> _Exercise requirements_
Give every line back verbatim, dropping all images.

--- Material ---

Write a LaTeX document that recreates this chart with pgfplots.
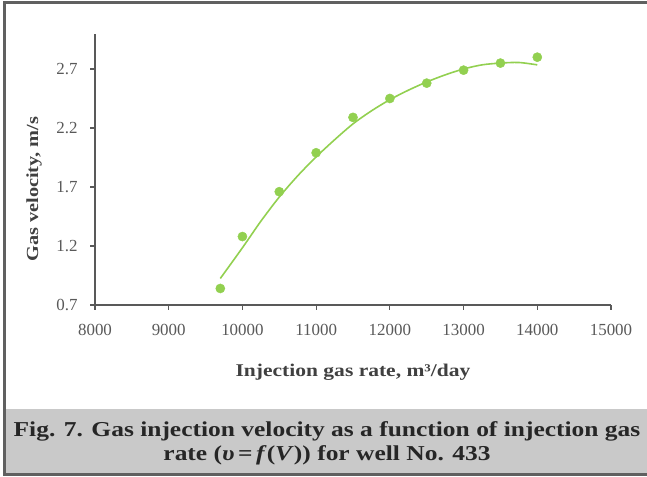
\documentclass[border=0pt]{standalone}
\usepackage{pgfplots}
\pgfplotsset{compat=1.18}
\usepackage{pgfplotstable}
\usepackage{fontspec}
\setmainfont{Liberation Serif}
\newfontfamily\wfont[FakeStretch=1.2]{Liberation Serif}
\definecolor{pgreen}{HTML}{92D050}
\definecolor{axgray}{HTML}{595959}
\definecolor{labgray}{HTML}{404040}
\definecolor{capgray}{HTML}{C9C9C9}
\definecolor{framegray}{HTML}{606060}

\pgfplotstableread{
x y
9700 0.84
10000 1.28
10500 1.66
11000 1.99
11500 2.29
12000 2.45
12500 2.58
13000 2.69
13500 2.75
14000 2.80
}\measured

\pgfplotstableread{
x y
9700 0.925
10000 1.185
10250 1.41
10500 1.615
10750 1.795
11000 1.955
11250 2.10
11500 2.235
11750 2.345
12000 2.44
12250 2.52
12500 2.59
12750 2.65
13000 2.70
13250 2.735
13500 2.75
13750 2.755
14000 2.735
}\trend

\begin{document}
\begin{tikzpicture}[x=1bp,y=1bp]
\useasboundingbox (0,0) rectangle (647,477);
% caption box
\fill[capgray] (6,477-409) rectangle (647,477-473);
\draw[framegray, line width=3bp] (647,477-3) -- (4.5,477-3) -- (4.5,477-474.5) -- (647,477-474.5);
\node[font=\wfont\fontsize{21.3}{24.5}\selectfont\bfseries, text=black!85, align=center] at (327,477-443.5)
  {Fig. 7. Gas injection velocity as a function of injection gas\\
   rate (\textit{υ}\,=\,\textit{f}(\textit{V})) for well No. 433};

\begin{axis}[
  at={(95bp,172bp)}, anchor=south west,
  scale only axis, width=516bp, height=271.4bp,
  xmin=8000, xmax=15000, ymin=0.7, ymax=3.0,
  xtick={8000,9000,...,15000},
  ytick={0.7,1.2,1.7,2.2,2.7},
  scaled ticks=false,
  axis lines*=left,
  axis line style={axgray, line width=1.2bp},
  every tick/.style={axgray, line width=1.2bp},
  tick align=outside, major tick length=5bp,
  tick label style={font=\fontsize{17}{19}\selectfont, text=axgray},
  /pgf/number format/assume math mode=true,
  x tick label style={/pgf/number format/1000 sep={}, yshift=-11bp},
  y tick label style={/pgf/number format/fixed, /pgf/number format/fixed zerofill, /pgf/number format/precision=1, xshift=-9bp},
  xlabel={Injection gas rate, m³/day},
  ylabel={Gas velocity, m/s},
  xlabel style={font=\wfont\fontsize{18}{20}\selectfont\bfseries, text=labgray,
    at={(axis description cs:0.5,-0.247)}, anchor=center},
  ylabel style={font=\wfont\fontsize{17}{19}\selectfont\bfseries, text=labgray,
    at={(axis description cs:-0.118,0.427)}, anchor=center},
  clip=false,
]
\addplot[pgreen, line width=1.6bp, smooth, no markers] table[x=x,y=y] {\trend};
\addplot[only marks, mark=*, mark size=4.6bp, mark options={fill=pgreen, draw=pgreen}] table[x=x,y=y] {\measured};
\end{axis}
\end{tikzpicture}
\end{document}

---

> _Written answer_
Write a LaTeX document that recreates this chart with pgfplots.
\documentclass[border=0pt]{standalone}
\usepackage{pgfplots}
\pgfplotsset{compat=1.18}
\usepackage{pgfplotstable}
\usepackage{fontspec}
\setmainfont{Liberation Serif}
\newfontfamily\wfont[FakeStretch=1.2]{Liberation Serif}
\definecolor{pgreen}{HTML}{92D050}
\definecolor{axgray}{HTML}{595959}
\definecolor{labgray}{HTML}{404040}
\definecolor{capgray}{HTML}{C9C9C9}
\definecolor{framegray}{HTML}{606060}

\pgfplotstableread{
x y
9700 0.84
10000 1.28
10500 1.66
11000 1.99
11500 2.29
12000 2.45
12500 2.58
13000 2.69
13500 2.75
14000 2.80
}\measured

\pgfplotstableread{
x y
9700 0.925
10000 1.185
10250 1.41
10500 1.615
10750 1.795
11000 1.955
11250 2.10
11500 2.235
11750 2.345
12000 2.44
12250 2.52
12500 2.59
12750 2.65
13000 2.70
13250 2.735
13500 2.75
13750 2.755
14000 2.735
}\trend

\begin{document}
\begin{tikzpicture}[x=1bp,y=1bp]
\useasboundingbox (0,0) rectangle (647,477);
% caption box
\fill[capgray] (6,477-409) rectangle (647,477-473);
\draw[framegray, line width=3bp] (647,477-3) -- (4.5,477-3) -- (4.5,477-474.5) -- (647,477-474.5);
\node[font=\wfont\fontsize{21.3}{24.5}\selectfont\bfseries, text=black!85, align=center] at (327,477-443.5)
  {Fig. 7. Gas injection velocity as a function of injection gas\\
   rate (\textit{υ}\,=\,\textit{f}(\textit{V})) for well No. 433};

\begin{axis}[
  at={(95bp,172bp)}, anchor=south west,
  scale only axis, width=516bp, height=271.4bp,
  xmin=8000, xmax=15000, ymin=0.7, ymax=3.0,
  xtick={8000,9000,...,15000},
  ytick={0.7,1.2,1.7,2.2,2.7},
  scaled ticks=false,
  axis lines*=left,
  axis line style={axgray, line width=1.2bp},
  every tick/.style={axgray, line width=1.2bp},
  tick align=outside, major tick length=5bp,
  tick label style={font=\fontsize{17}{19}\selectfont, text=axgray},
  /pgf/number format/assume math mode=true,
  x tick label style={/pgf/number format/1000 sep={}, yshift=-11bp},
  y tick label style={/pgf/number format/fixed, /pgf/number format/fixed zerofill, /pgf/number format/precision=1, xshift=-9bp},
  xlabel={Injection gas rate, m³/day},
  ylabel={Gas velocity, m/s},
  xlabel style={font=\wfont\fontsize{18}{20}\selectfont\bfseries, text=labgray,
    at={(axis description cs:0.5,-0.247)}, anchor=center},
  ylabel style={font=\wfont\fontsize{17}{19}\selectfont\bfseries, text=labgray,
    at={(axis description cs:-0.118,0.427)}, anchor=center},
  clip=false,
]
\addplot[pgreen, line width=1.6bp, smooth, no markers] table[x=x,y=y] {\trend};
\addplot[only marks, mark=*, mark size=4.6bp, mark options={fill=pgreen, draw=pgreen}] table[x=x,y=y] {\measured};
\end{axis}
\end{tikzpicture}
\end{document}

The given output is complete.